Many people invest in the stock market every day, but only a few of them give much thought about the prominent factors affecting share prices in India. Yes, it is quite important to pick the right companies for investment, but as an idiom goes, ‘Timing is Everything’, it makes more sense to be informed about the reasons impacting the stock prices. There are many factors influencing the prices. Sometimes, company’s earnings, state of the economy or interest rates are the main reasons and sometimes they don’t. Supply and demand are one of the prominent variables leading to the fluctuations in the share prices.
Let us understand in detail the concept of supply and demand in the stock market and how they make the share prices move up and down in value.
Supply and Demand in the Stock Market
There are basically two kinds of people or stockholders in the stock market in India:
- Supply: It essentially refers to the total number of people who would be ready to sell the shares they hold at any price.
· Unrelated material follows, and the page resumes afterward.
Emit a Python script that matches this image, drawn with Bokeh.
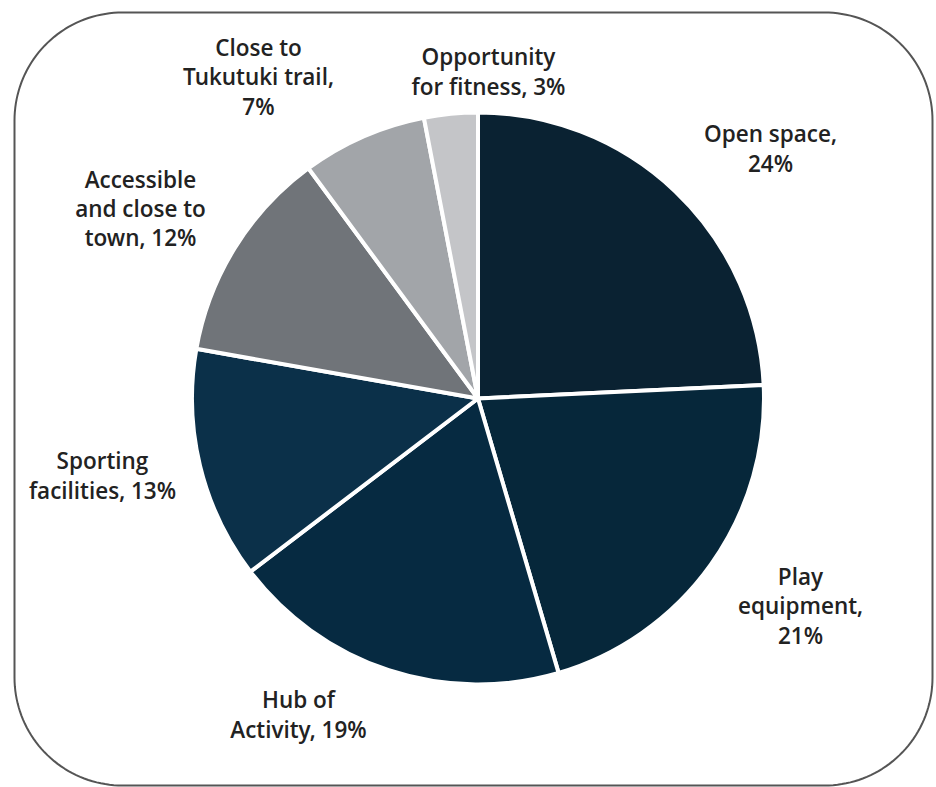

For instance, let’s say that there are 20 shareholders, each of which is keen to sell the share at a certain price.
- Demand: It primarily refers to the total number of potential buyers who would be keen to buy the shares at any price. For instance, let say there are 20 shareholders, who are only ready to purchase 1 share each by paying a certain price.
How Supply and Demand Fluctuate or Change Stock Prices?
There is a simple logic behind this. If the total number of people who are interested to purchase the shares (demand) is higher than the number of people who are interested to sell the shares (supply), then this leads to increase in the share prices.
On the other hand, if the total number of people who are interested to sell the shares (supply) is higher than the number of people who want to purchase the shares (demand), then it leads to decrease in the share prices.
What Causes the Demand and Supply of the Shares?
Although, it is quite easy to say that demand and supply lead to the change in the prices, but have you have ever what influences the supply and demand of the shares? If not, then let’s figure it out:
- Company News: If there is good or positive news about the company like an increase in profits, getting new tender or expanding in other fields, then the demand for the share prices increase. If there is any negative news like higher debt-equity ratio, product failure, poor financial results, etc, the demand for the shares decreases and the investors try to sell the shares.
- Earnings of the Company: Earnings determine the profitability of the company. Every individual like to invest in the shares of the companies with higher profits. The share prices help the visitors to analyze the earnings of the company and then take an investing decision.
- Greed and Fear: It is important to note that the ‘Greed and Fear’ of the people are one of the prominent driving force affecting the demand and supply of the shares. The demand of the stocks increases when the people are greedy. When people have some doubts in their mind or are fearful, then the supply of the shares increase.
The dynamics between the supply and demand is one of the prominent factors affecting the stock prices and the investors must be aware of the same before they jump in. If you are a first-time investor, then it makes more sense to consult a Securities and Exchange Board of India (SEBI) registered advisor for seeking a sound investment advice and optimizing your money.